TASK TO COMPLETE: List, from the lines below, each one with "diagram" in it.

[START OF DATA TO PROCESS]

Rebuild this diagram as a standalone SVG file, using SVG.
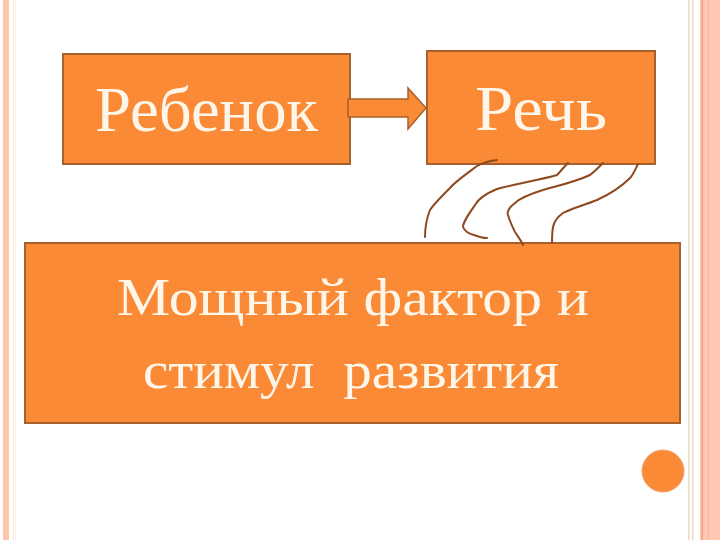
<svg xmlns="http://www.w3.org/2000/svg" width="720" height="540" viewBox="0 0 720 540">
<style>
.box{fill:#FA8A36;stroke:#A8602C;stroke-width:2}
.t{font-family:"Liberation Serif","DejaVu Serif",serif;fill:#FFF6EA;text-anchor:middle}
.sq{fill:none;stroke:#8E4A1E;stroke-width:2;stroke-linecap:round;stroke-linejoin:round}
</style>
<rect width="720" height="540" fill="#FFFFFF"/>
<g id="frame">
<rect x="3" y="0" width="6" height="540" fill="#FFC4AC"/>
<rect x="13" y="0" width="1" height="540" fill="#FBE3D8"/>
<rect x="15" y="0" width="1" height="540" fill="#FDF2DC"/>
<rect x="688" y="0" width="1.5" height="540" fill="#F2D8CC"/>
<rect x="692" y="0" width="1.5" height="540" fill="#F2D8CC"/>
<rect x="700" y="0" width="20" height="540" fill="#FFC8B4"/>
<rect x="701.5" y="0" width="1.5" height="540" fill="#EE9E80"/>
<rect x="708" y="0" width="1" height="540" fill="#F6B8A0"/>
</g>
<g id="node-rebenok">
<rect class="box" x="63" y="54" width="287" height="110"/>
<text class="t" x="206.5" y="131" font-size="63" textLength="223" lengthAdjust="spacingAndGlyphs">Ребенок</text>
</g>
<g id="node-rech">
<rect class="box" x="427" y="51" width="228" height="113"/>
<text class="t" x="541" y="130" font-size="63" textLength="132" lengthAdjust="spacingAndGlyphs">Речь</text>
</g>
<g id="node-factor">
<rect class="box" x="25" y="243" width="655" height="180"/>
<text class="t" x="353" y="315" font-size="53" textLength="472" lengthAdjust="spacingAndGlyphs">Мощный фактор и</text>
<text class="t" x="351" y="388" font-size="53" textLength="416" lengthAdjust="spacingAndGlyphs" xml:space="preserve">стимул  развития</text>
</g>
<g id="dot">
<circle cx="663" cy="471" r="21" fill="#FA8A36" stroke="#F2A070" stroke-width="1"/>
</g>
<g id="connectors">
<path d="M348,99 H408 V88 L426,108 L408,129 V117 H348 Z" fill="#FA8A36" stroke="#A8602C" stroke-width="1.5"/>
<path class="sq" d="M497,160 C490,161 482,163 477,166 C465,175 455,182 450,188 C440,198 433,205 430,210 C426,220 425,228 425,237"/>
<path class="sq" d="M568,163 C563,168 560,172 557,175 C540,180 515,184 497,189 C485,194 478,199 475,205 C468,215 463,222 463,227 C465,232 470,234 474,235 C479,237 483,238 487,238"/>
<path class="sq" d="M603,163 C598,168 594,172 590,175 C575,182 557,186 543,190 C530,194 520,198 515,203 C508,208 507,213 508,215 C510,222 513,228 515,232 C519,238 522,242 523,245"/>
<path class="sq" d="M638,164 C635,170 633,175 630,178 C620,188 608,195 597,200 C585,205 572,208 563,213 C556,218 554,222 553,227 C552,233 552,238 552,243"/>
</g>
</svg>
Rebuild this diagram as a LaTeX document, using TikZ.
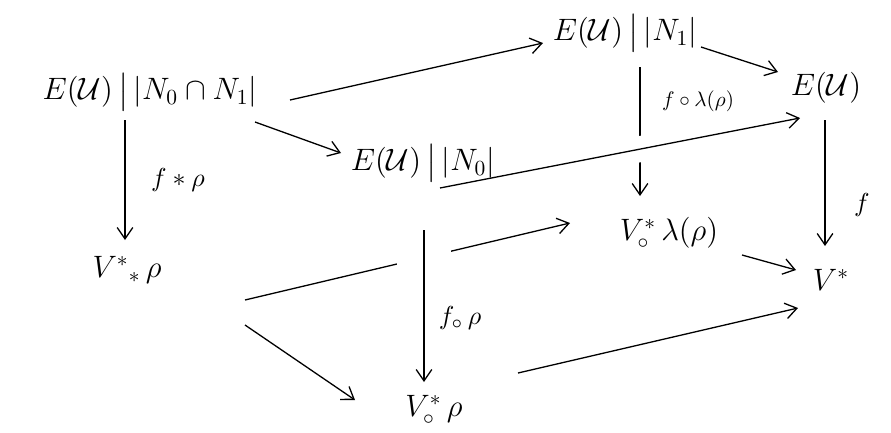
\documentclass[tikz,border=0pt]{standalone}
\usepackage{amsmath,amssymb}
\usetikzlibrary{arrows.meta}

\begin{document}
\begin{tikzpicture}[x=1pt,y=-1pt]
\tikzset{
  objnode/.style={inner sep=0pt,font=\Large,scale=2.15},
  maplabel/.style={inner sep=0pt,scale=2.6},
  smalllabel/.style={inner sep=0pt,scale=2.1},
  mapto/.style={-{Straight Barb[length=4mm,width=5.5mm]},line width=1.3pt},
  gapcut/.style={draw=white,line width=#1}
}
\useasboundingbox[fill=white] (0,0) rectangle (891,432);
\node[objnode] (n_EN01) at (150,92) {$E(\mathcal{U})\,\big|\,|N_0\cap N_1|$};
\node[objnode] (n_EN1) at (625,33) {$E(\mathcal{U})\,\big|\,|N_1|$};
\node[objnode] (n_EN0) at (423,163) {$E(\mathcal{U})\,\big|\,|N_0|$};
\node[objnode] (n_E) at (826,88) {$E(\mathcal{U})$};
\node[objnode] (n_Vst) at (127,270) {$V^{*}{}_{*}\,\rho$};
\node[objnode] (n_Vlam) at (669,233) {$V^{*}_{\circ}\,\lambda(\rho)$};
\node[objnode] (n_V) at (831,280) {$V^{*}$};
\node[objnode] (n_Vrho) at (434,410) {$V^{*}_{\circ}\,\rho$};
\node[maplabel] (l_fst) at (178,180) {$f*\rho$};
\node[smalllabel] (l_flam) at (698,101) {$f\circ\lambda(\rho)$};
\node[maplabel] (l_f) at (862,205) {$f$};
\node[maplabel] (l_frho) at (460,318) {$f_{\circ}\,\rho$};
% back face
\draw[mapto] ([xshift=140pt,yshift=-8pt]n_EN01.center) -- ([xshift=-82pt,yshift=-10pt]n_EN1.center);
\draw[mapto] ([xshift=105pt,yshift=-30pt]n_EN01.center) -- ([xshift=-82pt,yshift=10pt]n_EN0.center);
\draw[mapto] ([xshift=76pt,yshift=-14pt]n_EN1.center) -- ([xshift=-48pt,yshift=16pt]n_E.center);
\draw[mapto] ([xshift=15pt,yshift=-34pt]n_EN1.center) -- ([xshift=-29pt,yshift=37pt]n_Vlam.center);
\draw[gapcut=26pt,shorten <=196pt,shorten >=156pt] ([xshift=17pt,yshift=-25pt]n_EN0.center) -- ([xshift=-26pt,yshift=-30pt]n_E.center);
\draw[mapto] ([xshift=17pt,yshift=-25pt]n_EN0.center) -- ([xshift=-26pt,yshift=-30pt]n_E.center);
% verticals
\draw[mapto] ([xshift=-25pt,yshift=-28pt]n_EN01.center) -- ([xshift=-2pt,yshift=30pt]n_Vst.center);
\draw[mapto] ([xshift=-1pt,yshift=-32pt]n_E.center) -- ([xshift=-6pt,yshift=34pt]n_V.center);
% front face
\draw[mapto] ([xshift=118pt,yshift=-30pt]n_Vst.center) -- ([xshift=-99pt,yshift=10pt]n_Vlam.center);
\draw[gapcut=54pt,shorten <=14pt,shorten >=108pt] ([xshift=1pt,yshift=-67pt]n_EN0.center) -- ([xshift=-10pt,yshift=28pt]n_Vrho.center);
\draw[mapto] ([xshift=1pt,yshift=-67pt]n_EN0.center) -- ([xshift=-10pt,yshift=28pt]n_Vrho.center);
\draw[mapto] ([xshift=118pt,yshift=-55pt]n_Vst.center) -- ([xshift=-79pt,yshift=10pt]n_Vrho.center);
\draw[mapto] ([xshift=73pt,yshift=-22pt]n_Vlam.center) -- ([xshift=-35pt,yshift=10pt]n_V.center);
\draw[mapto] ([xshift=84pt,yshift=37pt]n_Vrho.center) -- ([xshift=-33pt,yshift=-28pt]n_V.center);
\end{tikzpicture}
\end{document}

[END OF DATA TO PROCESS]

RESPONSE TO THIS EXERCISE:
Rebuild this diagram as a standalone SVG file, using SVG.
Rebuild this diagram as a LaTeX document, using TikZ.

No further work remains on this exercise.